On geology as a science:
“Rice was heavily oriented toward engineering and science, and the school had resisted adding geology to the program, because many faculty members did not think it was a science. I partly agree with that assessment because much of geology is not science in the conventional, experimental, sense…
“I also realize that much of the work done by geologists makes use of physics, chemistry, and other sciences, and after I obtained tenure I told my colleagues across campus how grateful geologists were for the work done by people in the ‘supporting sciences.’”
On the Age of Aquarius:
“From 1966 to 1971, I served as Master of Brown College, one of the residential colleges for women on the Rice campus. My family and I lived in a house next door to 200 students, and my responsibilities were, well, just about anything. While I was there the Age of Aquarius (whatever that was) arrived, protests over the Vietnam War reached their peak, and both good and bad principles that had formerly ruled U.S. society seemed to break down.
Fortunately there was no e-mail at that time, but I was still bombarded with letters and phone calls from parents and other people who wanted to know why their children were, in their view, misbehaving. Also they wanted to know what I was going to do about it. I developed a generic response to most queries—something like: ‘People of all ages react to the society around them, and those of college age may be even more sensitive than others. If they see their elders, particularly those in positions of authority, acting like idiots then the students will, too. So get off my back and take care of your own business.’ This message was not always well-received.”

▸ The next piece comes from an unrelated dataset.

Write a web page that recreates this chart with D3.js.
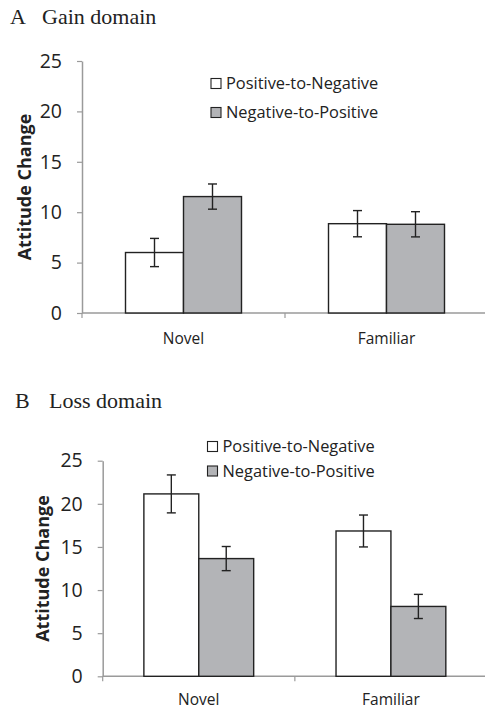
<!DOCTYPE html>
<html>
<head>
<meta charset="utf-8">
<script src="https://cdn.jsdelivr.net/npm/d3@7"></script>
<style>
  body { margin: 0; background: #fff; }
  svg { display: block; }
</style>
</head>
<body>
<script>
// data
var categories = ["Novel", "Familiar"]
var series = ["Positive-to-Negative", "Negative-to-Positive"]
var seriesFill = ["#ffffff", "#b3b4b7"]
var yTicks = [0, 5, 10, 15, 20, 25]

// gain domain: means and error (+/-)
var gainMeans = [[6.0, 11.55], [8.86, 8.8]]
var gainErr = [[1.4, 1.25], [1.3, 1.25]]
// loss domain
var lossMeans = [[21.15, 13.65], [16.85, 8.1]]
var lossErr = [[2.2, 1.4], [1.85, 1.4]]

var width = 485, height = 711

var svg = d3.select("body").append("svg")
    .attr("width", width)
    .attr("height", height)

function panel(opt) {
  var g = svg.append("g")

  // title
  var t = g.append("text")
      .attr("y", opt.titleY)
      .attr("font-family", "'Liberation Serif', 'Times New Roman', serif")
      .attr("font-size", 22)
      .attr("fill", "#222")
  t.append("tspan").attr("x", opt.letterX).text(opt.letter)
  t.append("tspan").attr("x", opt.titleX).text(opt.title)

  var x0 = d3.scaleBand()
      .domain(categories)
      .range([opt.left, opt.right])
  var x1 = d3.scaleBand()
      .domain(series)
      .range([0, x0.bandwidth()])
      .paddingOuter(0.75)
  var y = d3.scaleLinear()
      .domain([0, 25])
      .range([opt.bottom, opt.top])

  // y axis
  var ya = g.append("g")
      .attr("transform", "translate(" + opt.left + ",0)")
      .call(d3.axisLeft(y).tickValues(yTicks).tickSize(5).tickSizeOuter(0).tickPadding(15))
  ya.select(".domain").attr("stroke", "#9a9a9a").attr("stroke-width", 1.5)
  ya.selectAll(".tick line").attr("stroke", "#9a9a9a").attr("stroke-width", 1.2)
  ya.selectAll(".tick text")
      .attr("font-family", "'Open Sans', sans-serif")
      .attr("font-size", 19.5)
      .attr("fill", "#222")

  // x axis (ticks at band edges)
  var xa = g.append("g").attr("transform", "translate(0," + opt.bottom + ")")
  xa.append("line")
      .attr("x1", opt.left).attr("x2", opt.right)
      .attr("stroke", "#9a9a9a").attr("stroke-width", 1.5)
  xa.selectAll("line.tk")
      .data(categories.concat(["end"]))
      .enter().append("line")
      .attr("class", "tk")
      .attr("x1", function(d, i) { return opt.left + i * x0.step() })
      .attr("x2", function(d, i) { return opt.left + i * x0.step() })
      .attr("y1", 0).attr("y2", 5)
      .attr("stroke", "#9a9a9a").attr("stroke-width", 1.2)
  xa.selectAll("text")
      .data(categories)
      .enter().append("text")
      .attr("x", function(d) { return x0(d) + x0.bandwidth() / 2 })
      .attr("y", opt.labelDy)
      .attr("text-anchor", "middle")
      .attr("font-family", "'Open Sans', sans-serif")
      .attr("font-size", 15.5)
      .attr("fill", "#222")
      .text(function(d) { return d })

  // y title
  g.append("text")
      .attr("transform", "translate(" + opt.yTitleX + "," + ((opt.top + opt.bottom) / 2 + opt.yTitleShift) + ") rotate(-90)")
      .attr("text-anchor", "middle")
      .attr("font-family", "'Open Sans', sans-serif")
      .attr("font-weight", "bold")
      .attr("font-size", 18)
      .attr("fill", "#222")
      .text("Attitude Change")

  // bars
  var groups = g.selectAll("g.cat")
      .data(categories)
      .enter().append("g")
      .attr("class", "cat")
      .attr("transform", function(d) { return "translate(" + x0(d) + ",0)" })

  groups.selectAll("rect")
      .data(function(d, i) {
        return series.map(function(s, j) {
          return { s: s, j: j, v: opt.means[i][j], e: opt.err[i][j] }
        })
      })
      .enter().append("rect")
      .attr("x", function(d) { return x1(d.s) })
      .attr("y", function(d) { return y(d.v) })
      .attr("width", x1.bandwidth())
      .attr("height", function(d) { return y(0) - y(d.v) })
      .attr("fill", function(d) { return seriesFill[d.j] })
      .attr("stroke", "#222")
      .attr("stroke-width", 1.4)

  // error bars
  var eb = groups.selectAll("g.err")
      .data(function(d, i) {
        return series.map(function(s, j) {
          return { s: s, v: opt.means[i][j], e: opt.err[i][j] }
        })
      })
      .enter().append("g")
      .attr("class", "err")
      .attr("stroke", "#222")
      .attr("stroke-width", 1.4)
  eb.append("line")
      .attr("x1", function(d) { return x1(d.s) + x1.bandwidth() / 2 })
      .attr("x2", function(d) { return x1(d.s) + x1.bandwidth() / 2 })
      .attr("y1", function(d) { return y(d.v + d.e) })
      .attr("y2", function(d) { return y(d.v - d.e) })
  ;["+", "-"].forEach(function(sign) {
    eb.append("line")
        .attr("x1", function(d) { return x1(d.s) + x1.bandwidth() / 2 - 4.5 })
        .attr("x2", function(d) { return x1(d.s) + x1.bandwidth() / 2 + 4.5 })
        .attr("y1", function(d) { return y(sign == "+" ? d.v + d.e : d.v - d.e) })
        .attr("y2", function(d) { return y(sign == "+" ? d.v + d.e : d.v - d.e) })
  })

  // legend
  var lg = g.selectAll("g.leg")
      .data(series)
      .enter().append("g")
      .attr("class", "leg")
      .attr("transform", function(d, i) { return "translate(" + opt.legX + "," + (opt.legY + i * opt.legStep) + ")" })
  lg.append("rect")
      .attr("x", 0).attr("y", -10.5)
      .attr("width", 10).attr("height", 10)
      .attr("fill", function(d, i) { return seriesFill[i] })
      .attr("stroke", "#222")
      .attr("stroke-width", 1.1)
  lg.append("text")
      .attr("x", 15)
      .attr("y", 0)
      .attr("font-family", "'Open Sans', sans-serif")
      .attr("font-size", 16.4)
      .attr("fill", "#222")
      .text(function(d) { return d })
}

panel({
  letter: "A", title: "Gain domain", letterX: 10, titleX: 42, titleY: 24,
  left: 82, right: 488, top: 61, bottom: 313, labelDy: 31,
  yTitleX: 31, yTitleShift: 0,
  means: gainMeans, err: gainErr,
  legX: 211, legY: 89, legStep: 29
})

panel({
  letter: "B", title: "Loss domain", letterX: 15, titleX: 49, titleY: 408,
  left: 102.7, right: 487, top: 460.7, bottom: 676.3, labelDy: 29,
  yTitleX: 49, yTitleShift: 0,
  means: lossMeans, err: lossErr,
  legX: 207.5, legY: 452, legStep: 24.5
})
</script>
</body>
</html>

On field work, computers and narrow minds:
“Beginning in the 1960s, an increasing number of people decided to stay in their laboratories and, later, with their computers instead of venturing into the field. I never knew whether this was because they did not want to get hot, dirty and tired, or whether they were afraid that the real earth might be too complicated for them. I supported quantification of geologic studies and taught both thermodynamics and statistics for geologists, but I always warned my students not to follow those people whose work required them to invent ‘earths’ that were simple enough to fit inside their laboratories, their computers, and their narrow minds.”